No livro “Negros e Judeus na Praça Onze – a Historia Que Não Ficou na Memoria”, de Beatriz Coelho Silva, a autora relata uma época em que imigrantes negros e judeus viviam na Praça Onze, no centro do Rio de Janeiro, e compartilhavam o sofrimento das perseguições com uma convivência amigável, regada a festas, música e um bom humor que até lidava com as frustrações e anseios de ambos. Neste período, no início do século 20, a diversidade prevalecia na região, deixando a diferença física como um detalhe sem importância.
Atualmente, têm aparecido na mídia algumas controvérsias entre essas duas comunidades. O rapper americano, Kanye West, da comunidade negra, fez uma série de comentários antissemitas. Por sua covardia e brutalidade, suas postagens foram bloqueadas nas redes sociais, em outubro último.
Já no estado brasileiro do Rio Grande do Sul, uma aluna do Colégio Israelita Brasileiro (que em nota repudiou a atitude da estudante) gravou um vídeo em que destilou, de forma racista e doentia, uma série de frases discriminatórias contra negros, pobres e nordestinos, em ato criminoso a ser investigado pelo Ministério Público local.
Tais situações são perigosas deformações, moldadas por uma educação deturpada e preconceituosa, mas que não refletem a essência das duas comunidades, tampouco a história de sofrimento e empatia que fez uma se aconchegar à outra.
E tal convicção não está restrita ao passado.

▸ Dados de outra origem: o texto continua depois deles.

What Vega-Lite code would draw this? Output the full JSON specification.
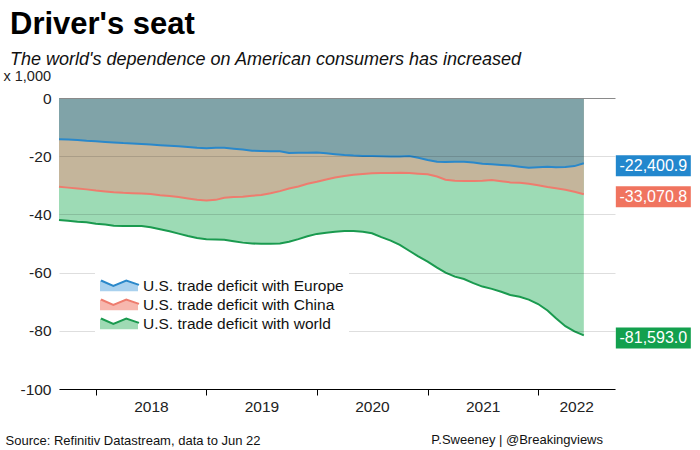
{
  "$schema": "https://vega.github.io/schema/vega-lite/v6.json",
  "width": 556,
  "height": 291,
  "autosize": {"type": "none"},
  "padding": {"left": 59, "top": 98, "right": 85, "bottom": 61},
  "background": "white",
  "config": {
    "font": "Liberation Sans",
    "view": {"stroke": null},
    "locale": {"number": {"decimal": ".", "thousands": ",", "grouping": [3], "currency": ["$", ""], "minus": "-"}}
  },
  "title": {
    "text": "Driver's seat",
    "subtitle": "The world's dependence on American consumers has increased",
    "anchor": "start",
    "frame": "group",
    "dx": -49,
    "dy": 2,
    "font": "Liberation Sans",
    "fontSize": 31,
    "fontWeight": "bold",
    "color": "#000000",
    "subtitleFont": "Liberation Sans",
    "subtitleFontSize": 18,
    "subtitleFontStyle": "italic",
    "subtitleColor": "#111111",
    "subtitlePadding": 10,
    "offset": 0
  },
  "data": {
    "values": [
      {"date": "2017/09/01", "Europe": -14200, "China": -30500, "world": -41900},
      {"date": "2017/10/01", "Europe": -14300, "China": -30800, "world": -42200},
      {"date": "2017/11/01", "Europe": -14400, "China": -31100, "world": -42500},
      {"date": "2017/12/01", "Europe": -14700, "China": -31400, "world": -42700},
      {"date": "2018/01/01", "Europe": -14900, "China": -31800, "world": -43200},
      {"date": "2018/02/01", "Europe": -15100, "China": -32100, "world": -43500},
      {"date": "2018/03/01", "Europe": -15300, "China": -32400, "world": -43900},
      {"date": "2018/04/01", "Europe": -15500, "China": -32600, "world": -44000},
      {"date": "2018/05/01", "Europe": -15600, "China": -32700, "world": -44000},
      {"date": "2018/06/01", "Europe": -15800, "China": -32800, "world": -44000},
      {"date": "2018/07/01", "Europe": -16000, "China": -33000, "world": -44400},
      {"date": "2018/08/01", "Europe": -16200, "China": -33400, "world": -45100},
      {"date": "2018/09/01", "Europe": -16400, "China": -33700, "world": -45800},
      {"date": "2018/10/01", "Europe": -16600, "China": -34000, "world": -46600},
      {"date": "2018/11/01", "Europe": -16800, "China": -34500, "world": -47400},
      {"date": "2018/12/01", "Europe": -17100, "China": -35000, "world": -48100},
      {"date": "2019/01/01", "Europe": -17300, "China": -35200, "world": -48500},
      {"date": "2019/02/01", "Europe": -17100, "China": -35000, "world": -48600},
      {"date": "2019/03/01", "Europe": -17100, "China": -34300, "world": -48700},
      {"date": "2019/04/01", "Europe": -17400, "China": -34000, "world": -49200},
      {"date": "2019/05/01", "Europe": -17700, "China": -33900, "world": -49700},
      {"date": "2019/06/01", "Europe": -18100, "China": -33600, "world": -50000},
      {"date": "2019/07/01", "Europe": -18200, "China": -33300, "world": -50100},
      {"date": "2019/08/01", "Europe": -18300, "China": -32700, "world": -50100},
      {"date": "2019/09/01", "Europe": -18300, "China": -32000, "world": -50000},
      {"date": "2019/10/01", "Europe": -18900, "China": -31100, "world": -49400},
      {"date": "2019/11/01", "Europe": -18800, "China": -30400, "world": -48500},
      {"date": "2019/12/01", "Europe": -18800, "China": -29500, "world": -47500},
      {"date": "2020/01/01", "Europe": -18700, "China": -28800, "world": -46700},
      {"date": "2020/02/01", "Europe": -19000, "China": -28000, "world": -46300},
      {"date": "2020/03/01", "Europe": -19300, "China": -27300, "world": -46000},
      {"date": "2020/04/01", "Europe": -19600, "China": -26800, "world": -45700},
      {"date": "2020/05/01", "Europe": -19800, "China": -26400, "world": -45700},
      {"date": "2020/06/01", "Europe": -19900, "China": -26100, "world": -46000},
      {"date": "2020/07/01", "Europe": -19900, "China": -25900, "world": -46500},
      {"date": "2020/08/01", "Europe": -20000, "China": -25800, "world": -47800},
      {"date": "2020/09/01", "Europe": -20100, "China": -25800, "world": -49000},
      {"date": "2020/10/01", "Europe": -20100, "China": -25700, "world": -50500},
      {"date": "2020/11/01", "Europe": -19900, "China": -25800, "world": -52500},
      {"date": "2020/12/01", "Europe": -20500, "China": -26000, "world": -54400},
      {"date": "2021/01/01", "Europe": -21300, "China": -26200, "world": -56200},
      {"date": "2021/02/01", "Europe": -21900, "China": -27000, "world": -58300},
      {"date": "2021/03/01", "Europe": -22000, "China": -28100, "world": -60000},
      {"date": "2021/04/01", "Europe": -21900, "China": -28400, "world": -61400},
      {"date": "2021/05/01", "Europe": -21900, "China": -28500, "world": -62200},
      {"date": "2021/06/01", "Europe": -22200, "China": -28500, "world": -63600},
      {"date": "2021/07/01", "Europe": -22600, "China": -28400, "world": -64800},
      {"date": "2021/08/01", "Europe": -22800, "China": -28200, "world": -65600},
      {"date": "2021/09/01", "Europe": -23000, "China": -28600, "world": -66600},
      {"date": "2021/10/01", "Europe": -23200, "China": -29000, "world": -67700},
      {"date": "2021/11/01", "Europe": -23600, "China": -29100, "world": -68300},
      {"date": "2021/12/01", "Europe": -24000, "China": -29500, "world": -69300},
      {"date": "2022/01/01", "Europe": -23800, "China": -30000, "world": -70800},
      {"date": "2022/02/01", "Europe": -23600, "China": -30600, "world": -73000},
      {"date": "2022/03/01", "Europe": -23800, "China": -31000, "world": -75700},
      {"date": "2022/04/01", "Europe": -23700, "China": -31500, "world": -78400},
      {"date": "2022/05/01", "Europe": -23400, "China": -32200, "world": -80200},
      {"date": "2022/06/01", "Europe": -22400.9, "China": -33070.8, "world": -81593.0}
    ]
  },
  "transform": [
    {"fold": ["Europe", "China", "world"], "as": ["key", "value"]}
  ],
  "encoding": {
    "x": {
      "field": "date",
      "type": "temporal",
      "scale": {"domain": [{"year": 2017, "month": 9, "date": 1}, {"year": 2022, "month": 9, "date": 12}], "nice": false},
      "axis": {
        "title": "Source: Refinitiv Datastream, data to Jun 22",
        "titleX": -54,
        "titleY": 55,
        "titleAlign": "left",
        "titleAnchor": "start",
        "titleBaseline": "alphabetic",
        "titleFontSize": 13,
        "titleFontWeight": "normal",
        "titleColor": "#111111",
        "tickCount": {"interval": "year", "step": 1},
        "format": "%Y",
        "labelOffset": {"condition": {"test": "year(datum.value) == 2022", "value": 38}, "value": 55},
        "labelOverlap": false,
        "labelFlush": false,
        "labelBound": false,
        "labelFontSize": 15.5,
        "labelColor": "#222222",
        "labelPadding": 4,
        "grid": false,
        "domainColor": "#000000",
        "domainWidth": 1,
        "tickColor": "#000000",
        "tickSize": 6
      }
    },
    "y": {
      "field": "value",
      "type": "quantitative",
      "scale": {"domain": [-100000, 0], "nice": false},
      "axis": {
        "title": "x 1,000",
        "titleAngle": 0,
        "titleX": -56,
        "titleY": -18,
        "titleAlign": "left",
        "titleBaseline": "alphabetic",
        "titleFontSize": 14.5,
        "titleFontWeight": "normal",
        "titleColor": "#222222",
        "values": [-100000, -80000, -60000, -40000, -20000, 0],
        "labelExpr": "'' + (datum.value / 1000)",
        "labelFontSize": 15.5,
        "labelColor": "#222222",
        "labelPadding": 8,
        "ticks": false,
        "tickSize": 0,
        "domain": false,
        "grid": true,
        "gridColor": {"condition": {"test": "datum.value === 0", "value": "#8a8a8a"}, "value": "#000000"},
        "gridOpacity": {"condition": {"test": "datum.value === 0", "value": 1}, "value": 0.13},
        "zindex": 1
      }
    }
  },
  "layer": [
    {
      "transform": [{"filter": "datum.key === 'world'"}],
      "mark": {"type": "area", "fill": "#9DDBB5", "opacity": 1}
    },
    {
      "transform": [{"filter": "datum.key === 'China'"}],
      "mark": {"type": "area", "fill": "#C4B59B", "opacity": 1}
    },
    {
      "transform": [{"filter": "datum.key === 'Europe'"}],
      "mark": {"type": "area", "fill": "#80A3A8", "opacity": 1}
    },
    {
      "transform": [{"filter": "datum.value < 0"}],
      "mark": {"type": "area", "opacity": 0},
      "encoding": {
        "y": {"field": "value", "type": "quantitative", "stack": null},
        "fill": {
          "field": "key",
          "type": "nominal",
          "scale": {"domain": ["Europe", "China", "world"], "range": ["#A9D1EE", "#F7B7AE", "#9FDAB4"]},
          "legend": {
            "title": null,
            "orient": "none",
            "legendX": 36,
            "legendY": 173.5,
            "fillColor": "white",
            "padding": 5,
            "symbolType": "M-1,-0.28L-0.35,0L0.33,-0.28L1,-0.05L1,0.28L-1,0.28Z",
            "symbolSize": 1444,
            "symbolStrokeWidth": 0,
            "symbolOpacity": 1,
            "labelFont": "Liberation Sans",
            "labelFontSize": 15.5,
            "labelColor": "#111111",
            "labelLimit": 400,
            "labelExpr": "'U.S. trade deficit with ' + datum.label",
            "clipHeight": 18.7,
            "rowPadding": 0,
            "labelOffset": 5,
            "zindex": 2
          }
        }
      }
    },
    {
      "mark": {"type": "line", "strokeWidth": 2},
      "encoding": {
        "stroke": {
          "field": "key",
          "type": "nominal",
          "sort": ["Europe", "China", "world"],
          "scale": {"range": ["#2A88CA", "#EE7C6E", "#1A9A4F"]},
          "legend": {
            "title": null,
            "orient": "none",
            "legendX": 36,
            "legendY": 173.5,
            "padding": 5,
            "symbolType": "M-1,-0.28L-0.35,0L0.33,-0.28L1,-0.05",
            "symbolSize": 1444,
            "symbolStrokeWidth": 2,
            "symbolFillColor": "transparent",
            "labelFont": "Liberation Sans",
            "labelFontSize": 15.5,
            "labelOpacity": 0,
            "labelExpr": "''",
            "clipHeight": 18.7,
            "rowPadding": 0,
            "labelOffset": 5,
            "zindex": 3
          }
        }
      }
    },
    {
      "transform": [{"filter": "year(datum.date) == 2022 && month(datum.date) == 5"}],
      "mark": {"type": "point", "shape": "M-1,-0.28L1,-0.28L1,0.28L-1,0.28Z", "size": 5625, "filled": true, "opacity": 1, "strokeWidth": 0, "xOffset": 69.5, "yOffset": 2.5},
      "encoding": {
        "fill": {
          "condition": [
            {"test": "datum.key === 'Europe'", "value": "#2287CD"},
            {"test": "datum.key === 'China'", "value": "#F0745F"}
          ],
          "value": "#13A04E"
        }
      }
    },
    {
      "transform": [{"filter": "year(datum.date) == 2022 && month(datum.date) == 5"}],
      "mark": {"type": "text", "color": "white", "fontSize": 16, "align": "center", "baseline": "middle", "dx": 69.5, "dy": 3},
      "encoding": {
        "text": {"field": "value", "type": "quantitative", "format": ",.1f"}
      }
    },
    {
      "transform": [{"filter": "datum.key === 'world' && year(datum.date) == 2022 && month(datum.date) == 5"}],
      "mark": {"type": "text", "text": "P.Sweeney | @Breakingviews", "align": "right", "baseline": "alphabetic", "dx": -12, "dy": 55, "fontSize": 13, "color": "#111111"},
      "encoding": {
        "x": {"datum": {"year": 2022, "month": 9, "date": 12}, "type": "temporal"},
        "y": {"datum": -100000, "type": "quantitative"}
      }
    }
  ]
}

Em 2021, o senador Jon Ossoff, de 35 anos, assumiu o cargo, tornando-se o primeiro senador judeu do Estado da Geórgia, fazendo o juramento com a bíblia que pertenceu ao já citado rabino Jacob Rothschild, ativista em prol da causa dos negros, cuja sinagoga sofreu o atentado de segregacionistas.
“Lutar pelas pessoas da Geórgia significa lutar por justiça equitativa. E a aliança entre negros e judeus no movimento dos direitos civis é um modelo para o que podemos conseguir, continuando a construir a coligação multirracial e multigeracional que estamos a construir”, argumentou Ossoff. Naquele momento, tão recente, Ossoff mostrou que a meta pela união entre judeus e negros é sempre necessária. E está mais viva do que nunca.